Absolutist and sensationalist statements are the only thing that drive forum discussions, especially in watch forums. Every thread on WUS is the same rehash of "WEAR IT IN GOOD HEALTH" and then dies after six posts. With the exception of a few threads where there is some honest, opinionated discussion, everything else is just people clapping each other on the back repeatedly. Yawn.
Its one thing to argue about whether Rolex's current market prices are justifiable, but the whole vintage Rolex circlejerk is something beyond it entirely. It is, to me, a clear example of something being "awesome" by the sheer virtue of its alleged "scarcity" and nothing else!
When you can buy a 200+ year old Japanese sword that was painstakingly handcrafted by a team of men over several weeks, forged by the sweat of their brow and the blood of their hands, which has not only seen but physically made history, for less than half as much, its a wonder to me why someone would pay that money for a 40 year old Rolex dredged from the bottom of a lake.

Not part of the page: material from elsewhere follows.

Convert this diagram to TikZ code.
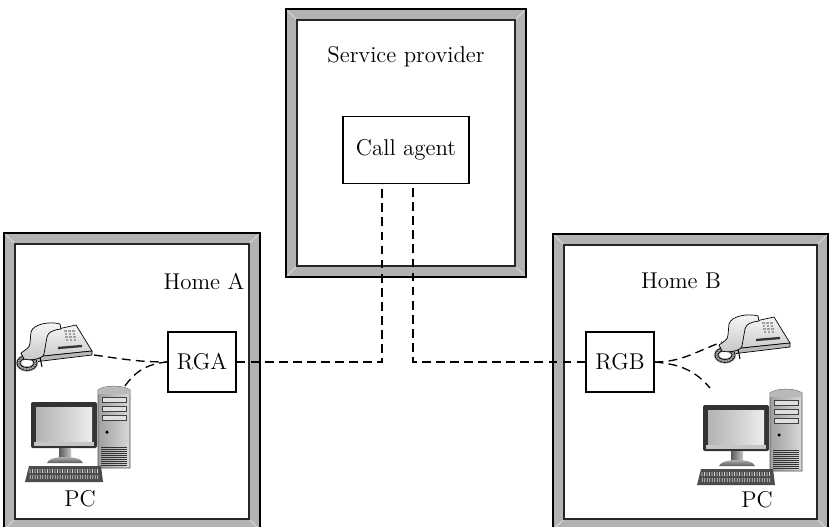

I think Frills covered most of this quite well. I'll just add that there are over 2,200 posts in this thread, so IMHO this thread has done quite well without many absolutist and sensational statements. In the world of watches- absolutist & sensational statements are often exaggerations that when scrutinized are just inaccurate. So they serve little purpose, other than to maybe perpetuate myths or inaccuracies.
As for the 200+ year old sword selling for half of what a particular Rolex sells for, its simply what the market dictates. Age, workmanship, and rarity are good factors in understanding value, but without large scale interest in an item, it may not be as valuable as something else. Maybe the inability for most to wear/use a sword regularly, and its size/space constraints in displaying them, along with possible a concern about whether future generations will be interested in them or collect them results in their values being less than that of some watches. Watches can be worn daily, take up less space, and some may almost be seen as investments when dealing with vintage Pateks, Rolex, and other fine brands. I'm not saying its right, but people speak with their wallets,and perhaps the market for vintage watches is stronger than that of vintage swords.
Well if that isn't the pot calling the kettle black. None of my posts were going after you. Your final few posts were simply you losing your cool and then becoming insulting. You might not like my posts, but most are fairly well reasoned, and are about opinions and watches...not people.
Most of my posts were quite positive about your choice. I thought your discussion regarding your purchase was both interesting and reasonable until you said, "I'm not prepared to pay that kind of premium simply to attract a very select niche of men who appreciate the nuances of why the daytona is as awesome as it is over the speedy."
Funny that you accuse Daytona owners of purchasing their watches for the purpose of attracting men who appreciate the nuances of their watch, and yet here you are posting pix of your watch and showing us your purchase. Is that not the same? Isn't your comment a swipe at Daytona owners? Isn't it holding yourself above Daytona owners? Perhaps you don't see that in your statement, but its there. Just consider that as food for thought.
In the end, I'm willing to extend an olive branch, and I apologize for any transgressions you feel I've made toward you. However, if you are unwilling to move forward and you want to keep throwing barbs my way, I'm more than willing to deal with them as I see fit. Again, I wish you well with your recent purchase.